Survey Trip Report for April 5, 2003

Area Visited: UR1

Participants: Dan Austin, J. Hinesley, Rita Worden

Our team entered the backdoor entrance at 11:00 am Saturday morning, just before the Transit team and UL2 team. We proceeded up Thunder River slowly, keeping our eyes peeled for fishes. None were sighted, and we arrived at the entrance to UR1 a little short of an hour. UR1 was previously known as UR2 until the Transit team discovered that there was no such passage before that point.

We began by trying to re-label the previous stations to UR1, but found the flagging too damp to draw on with a marker. Instead we flagged a pathway through some of the delicate areas, which I deemed more important than replacing survey flagging. After running out of flagging, we proceeded to the last survey station we had set a month before, UR1-21. From that point we surveyed through some narrow areas and around some gigantic calcified drip holes to find big passage. It averaged 20 feet wide and 6 feet high and was covered with soda straws at almost every turn. After a couple of shots we passed a pure white flowstone mound on the right hand side of the passage that almost choked the entire passage. Rita named it “The Deity.” We carefully picked our way through the stalagmite forest at the base of the flowstone and surveyed another shot. We were stopped by pure white flowstone blocking the entire passage.
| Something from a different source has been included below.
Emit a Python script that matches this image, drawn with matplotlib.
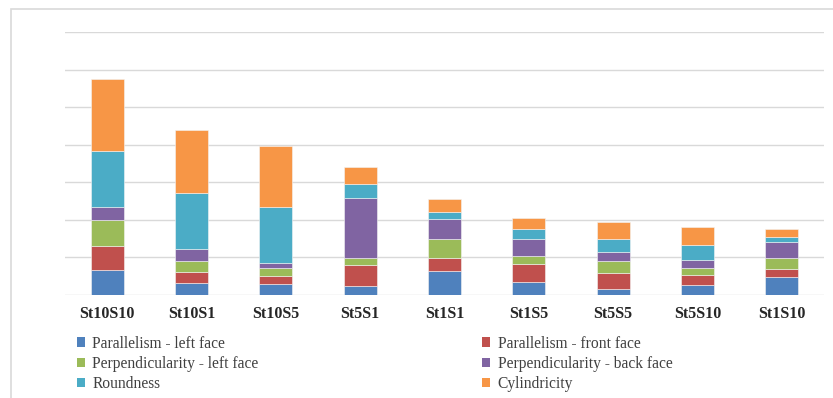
import matplotlib
matplotlib.use("Agg")
import matplotlib.pyplot as plt
from matplotlib.patches import Rectangle, Patch
import numpy as np

plt.rcParams['font.family'] = ['Liberation Serif', 'DejaVu Serif']

categories = ["St10S10", "St10S1", "St10S5", "St5S1", "St1S1",
              "St1S5", "St5S5", "St5S10", "St1S10"]

parallelism_left = [0.667, 0.304, 0.284, 0.240, 0.640, 0.338, 0.142, 0.258, 0.480]
parallelism_front = [0.622, 0.310, 0.204, 0.551, 0.329, 0.480, 0.427, 0.258, 0.213]
perpendicularity_left = [0.702, 0.277, 0.222, 0.196, 0.524, 0.204, 0.320, 0.196, 0.276]
perpendicularity_back = [0.338, 0.329, 0.124, 1.591, 0.524, 0.470, 0.258, 0.204, 0.427]
roundness = [1.502, 1.485, 1.493, 0.382, 0.187, 0.258, 0.347, 0.400, 0.142]
cylindricity = [1.911, 1.689, 1.636, 0.453, 0.347, 0.302, 0.453, 0.480, 0.204]

series_names = ["Parallelism - left face", "Parallelism - front face",
                "Perpendicularity - left face", "Perpendicularity - back face",
                "Roundness", "Cylindricity"]
series_values = [parallelism_left, parallelism_front, perpendicularity_left,
                 perpendicularity_back, roundness, cylindricity]
colors = ["#4F81BD", "#C0504D", "#9BBB59", "#8064A2", "#4BACC6", "#F79646"]

W, H = 833, 398
fig = plt.figure(figsize=(W / 100, H / 100), dpi=100)

# outer chart frame (left and top edges visible)
fig.add_artist(Rectangle((11 / W, -0.1), 1.2, (H - 8.7) / H + 0.1,
                         transform=fig.transFigure, fill=False,
                         edgecolor="#d9d9d9", linewidth=1.2))

left, right = 65 / W, 824 / W
bottom, top = (H - 294.7) / H, (H - 32.3) / H
ax = fig.add_axes([left, bottom, right - left, top - bottom])

x = np.arange(len(categories))
base = np.zeros(len(categories))
handles = []
for name, vals, col in zip(series_names, series_values, colors):
    vals = np.asarray(vals)
    ax.bar(x, vals, width=0.39, bottom=base, color=col,
           edgecolor="#f4f4f4", linewidth=0.4, zorder=3)
    base = base + vals
    handles.append(Patch(facecolor=col, edgecolor="none", label=name))

ax.set_xlim(-0.5, len(categories) - 0.5)
ax.set_ylim(0, 7)
ax.set_yticks(np.arange(0, 8, 1))
ax.yaxis.grid(True, color="#d9d9d9", linewidth=1.0, zorder=0)
ax.set_yticklabels([])
ax.tick_params(axis="y", length=0)
ax.set_xticks(x)
ax.set_xticklabels(categories, fontsize=11.5, fontweight="bold", color="#262626")
ax.tick_params(axis="x", length=0, pad=8)
for s in ax.spines.values():
    s.set_visible(False)

order = [0, 2, 4, 1, 3, 5]
leg = fig.legend([handles[i] for i in order], [series_names[i] for i in order],
                 ncol=2, loc="upper left", bbox_to_anchor=(76.5 / W, (H - 335.5) / H),
                 frameon=False, fontsize=11.2, borderpad=0, borderaxespad=0,
                 handlelength=0.52, handleheight=0.52, handletextpad=0.5,
                 labelspacing=0.27, columnspacing=14.35)
for t in leg.get_texts():
    t.set_color("#404040")

fig.savefig("out.png", dpi=100)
Rita pulled on some aqua socks and took off her dirty clothes and carefully tip-toed across the flowstone to report that the passage continued on the other side. We began to survey until we realized the tape was too dirty to drag through such a delicate area. J. and I returned to Thunder River and washed the tape thoroughly. We returned to the white flowstone blockage with a clean tape and began to survey very carefully through the delicate area. At one point we had to duck under an enormous wall of white draperies and across a shallow pool of water underneath. I took some pictures for photo documentation (hope they turn out!) J. and I agreed later on that this area should be known as The Tip of the Iceberg.

Rita found that the flowstone ended and the mud began again, and so we were forced to return to ferry our shoes through the delicate area. In the future, teams need to bring a couple of garbage bags with them so that all the dirty clothes can come through to the other side. It was incredibly difficult staying clean the rest of the survey.
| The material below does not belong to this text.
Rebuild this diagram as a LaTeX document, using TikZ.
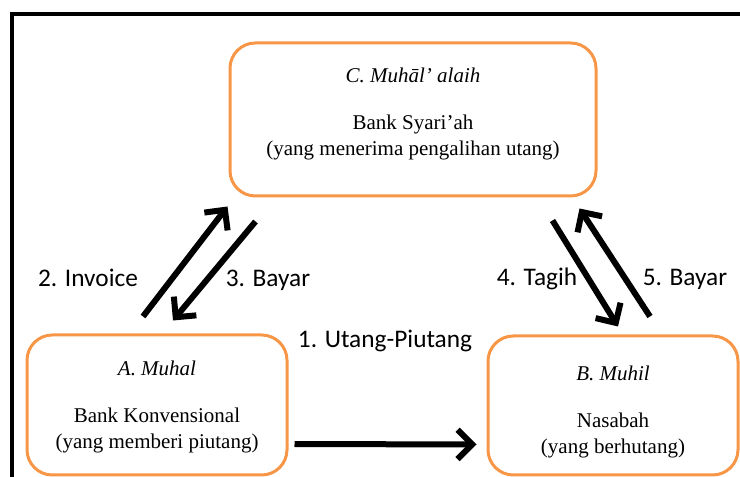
\documentclass[tikz,border=0pt]{standalone}
\usepackage{fontspec}
\setmainfont{Liberation Serif}
\newfontfamily\lblfont{Carlito}
\usetikzlibrary{arrows.meta}

\definecolor{boxorange}{RGB}{247,150,70}

\begin{document}
\begin{tikzpicture}[x=0.75pt, y=-0.75pt,
    party/.style={draw=boxorange, line width=2.25pt, rounded corners=19pt, inner sep=0pt},
    ptext/.style={align=center, font=\fontsize{15.75}{19.5}\selectfont, inner sep=0pt},
    arr/.style={line width=4.5pt, -{Straight Barb[length=11pt, width=22pt]}},
    lbl/.style={font=\lblfont\fontsize{19}{22}\selectfont, inner sep=0pt, anchor=base}]

  \useasboundingbox (0,0) rectangle (740,477);
  \clip (0,0) rectangle (740,477);
  \draw[line width=3pt] (12,14) rectangle (780,520);

  \node[party, minimum width=274.5pt, minimum height=114.75pt] (C) at (413,119.5) {};
  \node[party, minimum width=195pt, minimum height=105pt] (A) at (157,405) {};
  \node[party, minimum width=187.5pt, minimum height=104.25pt] (B) at (613,405.5) {};

  \node[ptext] (Ct) at ([yshift=4.5pt]C.center)
    {\textit{C. Muhāl’ alaih}\\[15.75pt] Bank Syari’ah\\(yang menerima pengalihan utang)};
  \node[ptext] (At) at ([yshift=-1.5pt]A.center)
    {\textit{A. Muhal}\\[15.75pt] Bank Konvensional\\(yang memberi piutang)};
  \node[ptext] (Bt) at ([yshift=-4.5pt]B.center)
    {\textit{B. Muhil}\\[15.75pt] Nasabah\\(yang berhutang)};

  \draw[arr] ([shift={(6,39)}]A.east) -- ([shift={(-10,39)}]B.west);
  \draw[arr] ([shift={(-14,-17)}]A.north) -- ([shift={(-1,9)}]C.south west);
  \draw[arr] ([shift={(27,24)}]C.south west) -- ([shift={(16,-13)}]A.north);
  \draw[arr] ([shift={(-45,23)}]C.south east) -- ([shift={(5,-8)}]B.north);
  \draw[arr] ([shift={(37,-18)}]B.north) -- ([shift={(-18,11)}]C.south east);

  \node[lbl] (l1) at (385,348) {1. Utang-Piutang};
  \node[lbl] (l2) at (88,287) {2. Invoice};
  \node[lbl] (l3) at (268,287) {3. Bayar};
  \node[lbl] (l4) at (537,286) {4. Tagih};
  \node[lbl] (l5) at (685,286) {5. Bayar};

\end{tikzpicture}
\end{document}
We continued on the other side to find some impressive columns and more flowstone once again blocking the passage. We were able to skirt around these on a lower level and continued the survey on the other side. Eventually we picked up one set of footprints coming and going in the area, which meant that McClain had probably visited before. How he got through the delicate area without soiling it, we couldn’t tell.
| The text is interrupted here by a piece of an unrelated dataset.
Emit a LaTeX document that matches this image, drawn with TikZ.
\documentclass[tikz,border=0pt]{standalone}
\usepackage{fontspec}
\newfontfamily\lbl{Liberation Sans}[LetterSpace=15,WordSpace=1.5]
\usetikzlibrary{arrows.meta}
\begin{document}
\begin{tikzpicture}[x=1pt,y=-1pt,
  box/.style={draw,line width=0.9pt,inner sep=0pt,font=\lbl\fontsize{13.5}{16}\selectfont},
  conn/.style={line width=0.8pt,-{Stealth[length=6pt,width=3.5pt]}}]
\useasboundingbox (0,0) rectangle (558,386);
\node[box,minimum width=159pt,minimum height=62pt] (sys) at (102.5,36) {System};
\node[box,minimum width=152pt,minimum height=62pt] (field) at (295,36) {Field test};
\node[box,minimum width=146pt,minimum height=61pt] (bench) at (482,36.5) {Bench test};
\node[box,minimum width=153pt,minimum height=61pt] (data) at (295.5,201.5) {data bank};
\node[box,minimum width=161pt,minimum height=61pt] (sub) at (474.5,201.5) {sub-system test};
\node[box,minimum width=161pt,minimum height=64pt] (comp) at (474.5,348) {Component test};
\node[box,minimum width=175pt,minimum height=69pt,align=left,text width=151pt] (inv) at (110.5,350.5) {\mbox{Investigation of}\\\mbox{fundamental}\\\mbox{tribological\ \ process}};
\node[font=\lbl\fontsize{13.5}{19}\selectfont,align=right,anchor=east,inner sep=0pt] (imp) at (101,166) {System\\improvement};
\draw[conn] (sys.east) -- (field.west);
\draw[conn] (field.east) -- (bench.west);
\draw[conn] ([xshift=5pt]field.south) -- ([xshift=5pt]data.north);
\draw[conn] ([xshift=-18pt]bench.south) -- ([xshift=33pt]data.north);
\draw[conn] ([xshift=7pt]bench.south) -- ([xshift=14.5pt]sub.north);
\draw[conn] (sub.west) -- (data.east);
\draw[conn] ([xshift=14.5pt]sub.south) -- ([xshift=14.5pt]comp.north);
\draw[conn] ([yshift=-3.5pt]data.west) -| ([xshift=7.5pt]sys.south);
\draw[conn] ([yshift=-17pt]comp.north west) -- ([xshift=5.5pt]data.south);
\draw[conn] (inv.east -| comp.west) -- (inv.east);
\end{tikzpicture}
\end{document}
After a low duckway with thousands of soda straws and spathites covering the ceiling, we arrived in a low, flat area with a lower level running parallel to it. We proceeded to survey on the upper level through a collapse zone. The passage became increasingly more and more decorated and suddenly opened up into 20-foot diameter borehole with a waterfall pouring from the ceiling. Tons of white flowstone covered the walls in this area, and we also found several large pools with sentinel stalagmites growing from them. One amazing bottle-brush was also found and photographed in one of these pools. Below the waterfall was the only patch of pitch black flowstone I have seen in Carroll, and it appeared to be a coating of Manganese on further inspection.

We halted the survey at this point to take pictures, and found that the borehole was short-lived. It appeared to pinch to smaller size, but kept going up ahead. I noted that below the waterfall were two separate drains which could possibly be pushed into, and would likely yield virgin passage at some point, provided they were large enough.

Our time had run out, though, and we needed to return to the surface. We all decided unanimously to re-name Rio Del Blanco to “The Land of Shock and Awe” as we headed out. We arrived at the shaft to find all the other teams gathered, waiting to head out. I was the last person up the ladder, at 2:00 am.

Overall, a very productive trip with almost 600 feet of highly decorated passage surveyed. It was by far one of the most decorated and most delicate passages I have ever been in, and if and when another team returns to the area, I recommend using extreme caution, and keep your group size to a minimum. This is an incredible discovery, and we need to keep this area as pristine as possible while we survey it.

J. was glad he had made the trip from Alabama, he said it was definitely worth it!